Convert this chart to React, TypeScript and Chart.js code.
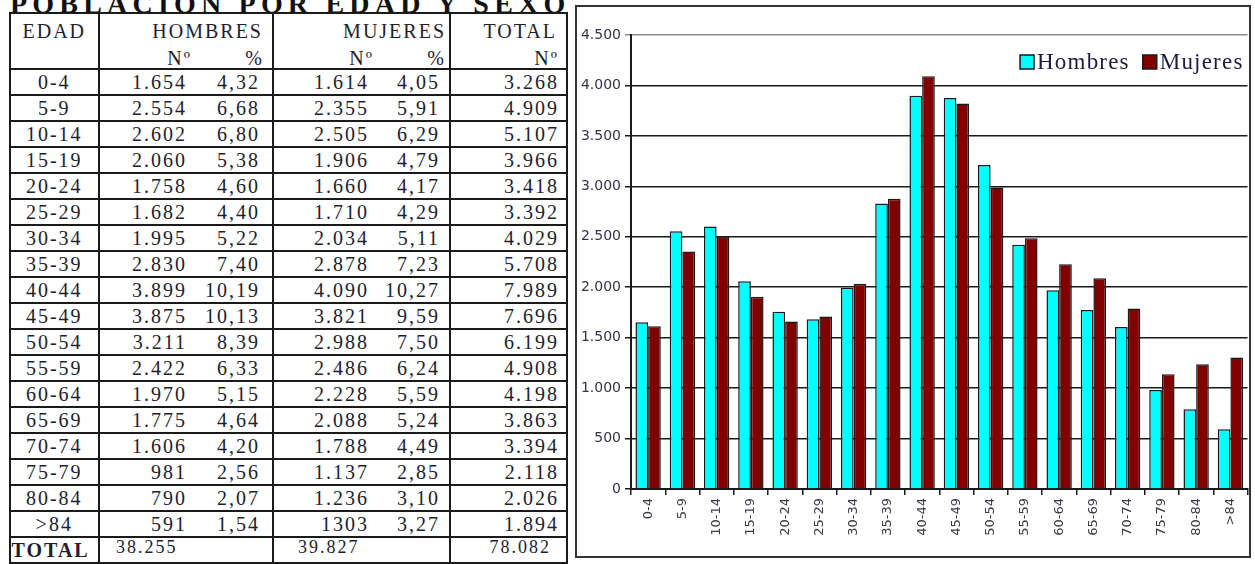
import React, { useEffect, useRef } from "react";
import { Chart, registerables } from "chart.js";

Chart.register(...registerables);

// ---- data ----
const ageGroups = ["0-4", "5-9", "10-14", "15-19", "20-24", "25-29", "30-34", "35-39", "40-44", "45-49", "50-54", "55-59", "60-64", "65-69", "70-74", "75-79", "80-84", ">84"];
const hombresTxt = ["1.654", "2.554", "2.602", "2.060", "1.758", "1.682", "1.995", "2.830", "3.899", "3.875", "3.211", "2.422", "1.970", "1.775", "1.606", "981", "790", "591"];
const hombresPct = ["4,32", "6,68", "6,80", "5,38", "4,60", "4,40", "5,22", "7,40", "10,19", "10,13", "8,39", "6,33", "5,15", "4,64", "4,20", "2,56", "2,07", "1,54"];
const mujeresTxt = ["1.614", "2.355", "2.505", "1.906", "1.660", "1.710", "2.034", "2.878", "4.090", "3.821", "2.988", "2.486", "2.228", "2.088", "1.788", "1.137", "1.236", "1303"];
const mujeresPct = ["4,05", "5,91", "6,29", "4,79", "4,17", "4,29", "5,11", "7,23", "10,27", "9,59", "7,50", "6,24", "5,59", "5,24", "4,49", "2,85", "3,10", "3,27"];
const totalTxt = ["3.268", "4.909", "5.107", "3.966", "3.418", "3.392", "4.029", "5.708", "7.989", "7.696", "6.199", "4.908", "4.198", "3.863", "3.394", "2.118", "2.026", "1.894"];
const grandTotals = ["38.255", "39.827", "78.082"];
const yTickLabels = ["0", "500", "1.000", "1.500", "2.000", "2.500", "3.000", "3.500", "4.000", "4.500"];
const seriesNames = ["Hombres", "Mujeres"];

const toNum = (s: string) => Number(s.replace(/\./g, ""));
const hombresVals = hombresTxt.map(toNum);
const mujeresVals = mujeresTxt.map(toNum);

const LINE = "#1a1a1a";
const B = `2px solid ${LINE}`;
const SERIF = '"Liberation Serif", "Times New Roman", serif';
const TXT = "#1e1e2e";

function Title() {
  return (
    <div
      style={{
        position: "absolute",
        left: 10,
        top: -10,
        font: `bold 28px ${SERIF}`,
        lineHeight: "28px",
        letterSpacing: "5.2px",
        whiteSpace: "nowrap",
        color: "#111",
      }}
    >
      POBLACION POR EDAD Y SEXO
    </div>
  );
}

function PopTable() {
  const cell: React.CSSProperties = {
    border: B,
    padding: 0,
    verticalAlign: "middle",
    whiteSpace: "nowrap",
  };
  const pair = (a: string, b: string, w1: number, w2: number) => (
    <div style={{ display: "flex" }}>
      <span style={{ width: w1, textAlign: "right", display: "inline-block" }}>{a}</span>
      <span style={{ width: w2, textAlign: "right", display: "inline-block" }}>{b}</span>
    </div>
  );
  return (
    <table
      style={{
        position: "absolute",
        left: 8.5,
        top: 12,
        borderCollapse: "collapse",
        tableLayout: "fixed",
        width: 559.5,
        font: `20px ${SERIF}`,
        letterSpacing: "2px",
        lineHeight: "20px",
        color: TXT,
      }}
    >
      <colgroup>
        <col style={{ width: 89.5 }} />
        <col style={{ width: 174 }} />
        <col style={{ width: 177 }} />
        <col style={{ width: 117 }} />
      </colgroup>
      <tbody>
        <tr style={{ height: 56 }}>
          <td style={{ ...cell, verticalAlign: "top", textAlign: "center", paddingTop: 7 }}>EDAD</td>
          <td style={{ ...cell, verticalAlign: "top", paddingTop: 7 }}>
            <div style={{ textAlign: "right", paddingRight: 9, height: 27 }}>HOMBRES</div>
            {pair("Nº", "%", 92, 72)}
          </td>
          <td style={{ ...cell, verticalAlign: "top", paddingTop: 7 }}>
            <div style={{ textAlign: "right", paddingRight: 3, height: 27 }}>MUJERES</div>
            {pair("Nº", "%", 100, 72)}
          </td>
          <td style={{ ...cell, verticalAlign: "top", paddingTop: 7 }}>
            <div style={{ textAlign: "right", paddingRight: 9, height: 27 }}>TOTAL</div>
            <div style={{ textAlign: "right", paddingRight: 7 }}>Nº</div>
          </td>
        </tr>
        {ageGroups.map((g, i) => (
          <tr key={g} style={{ height: 26 }}>
            <td style={{ ...cell, textAlign: "center" }}>{g}</td>
            <td style={cell}>{pair(hombresTxt[i], hombresPct[i], 87, 73)}</td>
            <td style={cell}>{pair(mujeresTxt[i], mujeresPct[i], 95, 71)}</td>
            <td style={{ ...cell, textAlign: "right", paddingRight: 7 }}>{totalTxt[i]}</td>
          </tr>
        ))}
        <tr style={{ height: 26 }}>
          <td style={{ ...cell, fontWeight: "bold", paddingLeft: 1 }}>TOTAL</td>
          <td style={{ ...cell, verticalAlign: "top", fontSize: 18, lineHeight: "18px", paddingLeft: 16 }}>{grandTotals[0]}</td>
          <td style={{ ...cell, verticalAlign: "top", fontSize: 18, lineHeight: "18px", paddingLeft: 24 }}>{grandTotals[1]}</td>
          <td style={{ ...cell, verticalAlign: "top", fontSize: 18, lineHeight: "18px", textAlign: "right", paddingRight: 15 }}>{grandTotals[2]}</td>
        </tr>
      </tbody>
    </table>
  );
}

// legend drawn inside the plot area, top right (as in the reference)
const insideLegend = {
  id: "insideLegend",
  afterDraw(chart: any) {
    const { ctx, chartArea } = chart;
    const ds = chart.data.datasets;
    ctx.save();
    ctx.font = `23px ${SERIF}`;
    try {
      (ctx as any).letterSpacing = "1.2px";
    } catch (e) {
      /* ignore */
    }
    ctx.textBaseline = "middle";
    const box = 14;
    const gap = 3;
    const itemGap = 13;
    const widths = ds.map((d: any) => box + gap + ctx.measureText(d.label).width);
    const total = widths.reduce((a: number, b: number) => a + b, 0) + itemGap * (ds.length - 1);
    let x = chartArea.right - 4 - total;
    const cy = chartArea.top + 27;
    ds.forEach((d: any, i: number) => {
      ctx.fillStyle = d.backgroundColor;
      ctx.fillRect(x, cy - box / 2, box, box);
      ctx.lineWidth = 1.5;
      ctx.strokeStyle = LINE;
      ctx.strokeRect(x, cy - box / 2, box, box);
      ctx.fillStyle = "#1c1c40";
      ctx.textAlign = "left";
      ctx.fillText(d.label, x + box + gap, cy + 1);
      x += widths[i] + itemGap;
    });
    ctx.restore();
  },
};

function PopChart() {
  const ref = useRef<HTMLCanvasElement | null>(null);
  useEffect(() => {
    if (!ref.current) return;
    const CH = 549;
    const chart = new Chart(ref.current, {
      type: "bar",
      data: {
        labels: ageGroups,
        datasets: [
          {
            label: seriesNames[0],
            data: hombresVals,
            backgroundColor: "#00ffff",
            borderColor: LINE,
            borderWidth: 1.5,
          },
          {
            label: seriesNames[1],
            data: mujeresVals,
            backgroundColor: "#800000",
            borderColor: LINE,
            borderWidth: 1.5,
          },
        ],
      },
      options: {
        responsive: false,
        animation: false,
        devicePixelRatio: 1,
        layout: { padding: { top: 28, left: 0, right: 0, bottom: 0 } },
        datasets: { bar: { categoryPercentage: 0.74, barPercentage: 1.0 } },
        scales: {
          x: {
            afterFit: (s: any) => {
              s.height = CH - 482;
            },
            grid: {
              drawOnChartArea: false,
              drawTicks: true,
              tickLength: 6,
              color: LINE,
              lineWidth: 1.5,
              offset: true,
            },
            border: { display: true, color: LINE, width: 2 },
            ticks: {
              minRotation: 90,
              maxRotation: 90,
              autoSkip: false,
              padding: 3,
              color: "#3a3a44",
              font: { family: '"DejaVu Sans", Verdana, sans-serif', size: 13 },
            },
          },
          y: {
            min: 0,
            max: 4500,
            afterFit: (s: any) => {
              s.width = 54;
            },
            afterBuildTicks: (s: any) => {
              s.ticks = yTickLabels.map((_, i) => ({ value: i * 500 }));
            },
            grid: {
              color: (ctx: any) => (ctx.tick && ctx.tick.value === 4500 ? "#8a8a8a" : LINE),
              lineWidth: 1.5,
              tickLength: 6,
            },
            border: { display: true, color: LINE, width: 2 },
            ticks: {
              padding: 4,
              color: "#33334a",
              font: { family: '"DejaVu Sans", Verdana, sans-serif', size: 14 },
              callback: (_v: any, i: number) => yTickLabels[i],
            },
          },
        },
        plugins: {
          tooltip: { enabled: false },
          legend: { display: false },
        },
      } as any,
      plugins: [insideLegend],
    });
    return () => chart.destroy();
  }, []);
  return (
    <div
      style={{
        position: "absolute",
        left: 575,
        top: 5,
        width: 676,
        height: 553,
        boxSizing: "border-box",
        border: "2px solid #333",
        background: "#fff",
      }}
    >
      <canvas ref={ref} width={672} height={549} style={{ display: "block", width: 672, height: 549 }} />
    </div>
  );
}

export default function App() {
  return (
    <div
      style={{
        position: "fixed",
        left: 0,
        top: 0,
        width: 1255,
        height: 564,
        overflow: "hidden",
        background: "#fff",
      }}
    >
      <Title />
      <PopTable />
      <PopChart />
    </div>
  );
}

----------

**Stated task**
Emit the lines of the material exactly, from its first line to the line containing "Chart.register(...registerables);", inclusive; leave every picture out.

**Answer to this exercise**
Convert this chart to React, TypeScript and Chart.js code.
import React, { useEffect, useRef } from "react";
import { Chart, registerables } from "chart.js";

Chart.register(...registerables);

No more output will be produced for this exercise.